An institute in Shizuoka Prefecture has been working on a storage battery that uses activated charcoal made with coffee grounds, focusing on the environmental and cost benefits of using recycled waste.

“It is as efficient as ordinary activated charcoal. I hope it will be used for a wide variety of purposes,” said Keisuke Kikuchi, a senior researcher at Industrial Research Institute of Shizuoka Prefecture.

Activated charcoal, which has many microscopic holes on the surface, can store electricity when it is soaked in an electrolyte solution. The finer the holes and the wider the surface area, the more electricity it can store. Storage batteries are widely used in factories for emergency backup power during blackouts.

Activated charcoal is also used to deodorize air and clean water, as it adsorbs various substances.

On the other hand, it is hard to increase production because palm trees are the major source of activated charcoal and increasing their harvest would lead to destruction of tropical forests.

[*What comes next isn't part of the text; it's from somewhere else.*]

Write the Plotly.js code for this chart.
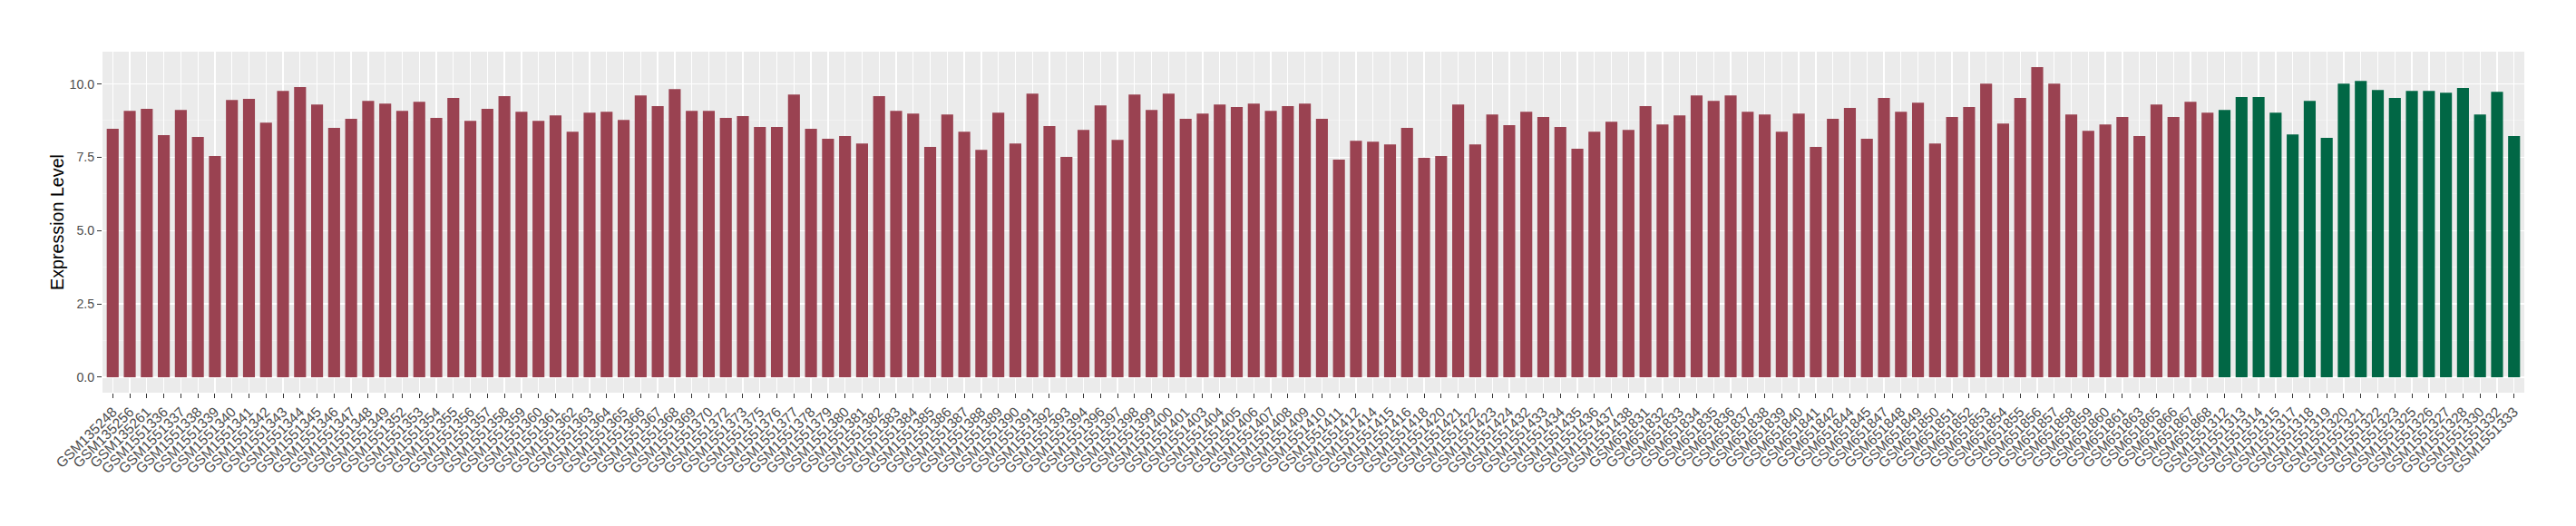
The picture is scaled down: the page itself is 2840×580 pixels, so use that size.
<!DOCTYPE html>
<html>
<head>
<meta charset="utf-8">
<script src="https://cdn.plot.ly/plotly-3.0.1.min.js"></script>
<style>
  html, body { margin: 0; padding: 0; background: #ffffff; }
  #chart { width: 2840px; height: 580px; }
</style>
</head>
<body>
<div id="chart"></div>
<script>
// Group 1 (red) samples
const groupASamples = [
  "GSM135248","GSM135256","GSM135261",
  "GSM1551336","GSM1551337","GSM1551338","GSM1551339","GSM1551340","GSM1551341","GSM1551342",
  "GSM1551343","GSM1551344","GSM1551345","GSM1551346","GSM1551347","GSM1551348","GSM1551349",
  "GSM1551352","GSM1551353","GSM1551354","GSM1551355","GSM1551356","GSM1551357","GSM1551358",
  "GSM1551359","GSM1551360","GSM1551361","GSM1551362","GSM1551363","GSM1551364","GSM1551365",
  "GSM1551366","GSM1551367","GSM1551368","GSM1551369","GSM1551370",
  "GSM1551372","GSM1551373",
  "GSM1551375","GSM1551376","GSM1551377","GSM1551378","GSM1551379","GSM1551380","GSM1551381",
  "GSM1551382","GSM1551383","GSM1551384","GSM1551385","GSM1551386","GSM1551387","GSM1551388",
  "GSM1551389","GSM1551390","GSM1551391","GSM1551392","GSM1551393","GSM1551394",
  "GSM1551396","GSM1551397","GSM1551398","GSM1551399","GSM1551400","GSM1551401",
  "GSM1551403","GSM1551404","GSM1551405","GSM1551406","GSM1551407","GSM1551408","GSM1551409",
  "GSM1551410","GSM1551411","GSM1551412",
  "GSM1551414","GSM1551415","GSM1551416",
  "GSM1551418",
  "GSM1551420","GSM1551421","GSM1551422","GSM1551423","GSM1551424",
  "GSM1551432","GSM1551433","GSM1551434","GSM1551435","GSM1551436","GSM1551437","GSM1551438",
  "GSM651831","GSM651832","GSM651833","GSM651834","GSM651835","GSM651836","GSM651837",
  "GSM651838","GSM651839","GSM651840","GSM651841","GSM651842",
  "GSM651844","GSM651845",
  "GSM651847","GSM651848","GSM651849","GSM651850","GSM651851","GSM651852","GSM651853",
  "GSM651854","GSM651855","GSM651856","GSM651857","GSM651858","GSM651859","GSM651860","GSM651861",
  "GSM651863",
  "GSM651865","GSM651866","GSM651867","GSM651868"
];
const groupAValues = [
  8.47, 9.08, 9.15,
  8.25, 9.11, 8.19, 7.54, 9.45, 9.49, 8.68,
  9.76, 9.89, 9.30, 8.50, 8.81, 9.42, 9.33,
  9.08, 9.39, 8.84, 9.52, 8.74, 9.15, 9.58,
  9.05, 8.74, 8.93, 8.37, 9.02, 9.05, 8.77,
  9.61, 9.24, 9.82, 9.08, 9.08,
  8.84, 8.90,
  8.53, 8.53, 9.64, 8.47, 8.13, 8.22, 7.97,
  9.58, 9.08, 8.99, 7.85, 8.96, 8.37, 7.75,
  9.02, 7.97, 9.67, 8.56, 7.51, 8.43,
  9.27, 8.09, 9.64, 9.11, 9.67, 8.81,
  8.99, 9.30, 9.21, 9.33, 9.08, 9.24, 9.33,
  8.81, 7.42, 8.06,
  8.03, 7.94, 8.50,
  7.48,
  7.54, 9.30, 7.94, 8.96, 8.59,
  9.05, 8.87, 8.53, 7.79, 8.37, 8.71, 8.43,
  9.24, 8.62, 8.93, 9.61, 9.42, 9.61, 9.05,
  8.96, 8.37, 8.99, 7.85, 8.81,
  9.18, 8.13,
  9.52, 9.05, 9.36, 7.97, 8.87, 9.21, 10.01,
  8.65, 9.52, 10.57, 10.01, 8.96, 8.40, 8.62, 8.87,
  8.22,
  9.30, 8.87, 9.39, 9.02
];

// Group 2 (green) samples
const groupBSamples = [
  "GSM1551312","GSM1551313","GSM1551314","GSM1551315","GSM1551317","GSM1551318","GSM1551319",
  "GSM1551320","GSM1551321","GSM1551322","GSM1551323","GSM1551325","GSM1551326","GSM1551327",
  "GSM1551328","GSM1551330","GSM1551332","GSM1551333"
];
const groupBValues = [
  9.11, 9.55, 9.55, 9.02, 8.28, 9.42, 8.16,
  10.01, 10.10, 9.79, 9.52, 9.76, 9.76, 9.70,
  9.86, 8.96, 9.73, 8.22
];

const yTickVals = [0, 2.5, 5, 7.5, 10];
const yTickText = ["0.0", "2.5", "5.0", "7.5", "10.0"];

const allSamples = groupASamples.concat(groupBSamples);
const allValues = groupAValues.concat(groupBValues);
const yMax = Math.max.apply(null, allValues);
const yPad = yMax * 0.05;
const n = allSamples.length;

const traces = [
  { type: "bar", x: groupASamples, y: groupAValues, marker: { color: "#9A4251" },
    width: 0.7, hoverinfo: "x+y", showlegend: false },
  { type: "bar", x: groupBSamples, y: groupBValues, marker: { color: "#016745" },
    width: 0.7, hoverinfo: "x+y", showlegend: false }
];

const layout = {
  width: 2840, height: 580,
  margin: { l: 112.5, r: 56.7, t: 56.7, b: 146.7, pad: 0 },
  paper_bgcolor: "#ffffff",
  plot_bgcolor: "#EBEBEB",
  barmode: "overlay",
  font: { family: "Liberation Sans, Arial, sans-serif", color: "#4D4D4D" },
  xaxis: {
    type: "category",
    categoryorder: "array",
    categoryarray: allSamples,
    tickmode: "array",
    tickvals: allSamples,
    ticktext: allSamples,
    range: [-0.6, n - 1 + 0.6],
    tickangle: -45,
    tickfont: { size: 15.5, color: "#4D4D4D" },
    ticks: "outside", ticklen: 5, tickwidth: 1, tickcolor: "#333333",
    showgrid: true, gridcolor: "#FFFFFF", gridwidth: 1.3,
    zeroline: false, showline: false, automargin: false, fixedrange: true
  },
  yaxis: {
    range: [-yPad, yMax + yPad],
    tickmode: "array",
    tickvals: yTickVals,
    ticktext: yTickText,
    tickfont: { size: 14.2, color: "#4D4D4D" },
    ticks: "outside", ticklen: 5, tickwidth: 1, tickcolor: "#333333",
    showgrid: true, gridcolor: "#FFFFFF", gridwidth: 1.3,
    minor: { tickmode: "array", tickvals: [1.25, 3.75, 6.25, 8.75], showgrid: true,
             gridcolor: "#F5F5F5", gridwidth: 0.7, ticks: "" },
    zeroline: false, showline: false, automargin: false, fixedrange: true,
    title: { text: "Expression Level", font: { size: 19.7, color: "#000000" }, standoff: 0 }
  }
};

Plotly.newPlot("chart", traces, layout, { displayModeBar: false, staticPlot: true });
</script>
</body>
</html>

Shizuoka, which hosts numerous factories run by major beverage makers, ranks third in coffee beverage shipments. Every year, some 4.3 tons of coffee grounds are generated in the prefecture, but these are discarded because they are not suitable as feed or fertilizer.

A research team led by Kikuchi found that coffee grounds contain a lot of carbon and are filled with many fine holes similar to those in activated charcoal. The team created a power storage system using two thin sheets of plates made with charcoal processed with coffee grounds.

The institute’s plan has merit because the coffee grounds are virtually free and the supply is stable. The storage batteries retain their power and can be used quickly, making them suitable during natural disasters. The institute has already received queries about potential uses from companies inside and outside the prefecture.

“I want to make the batteries more widely used as environmentally friendly technology, using unused domestic material,” Kikuchi said, adding that he is now gearing up for studies on mass production.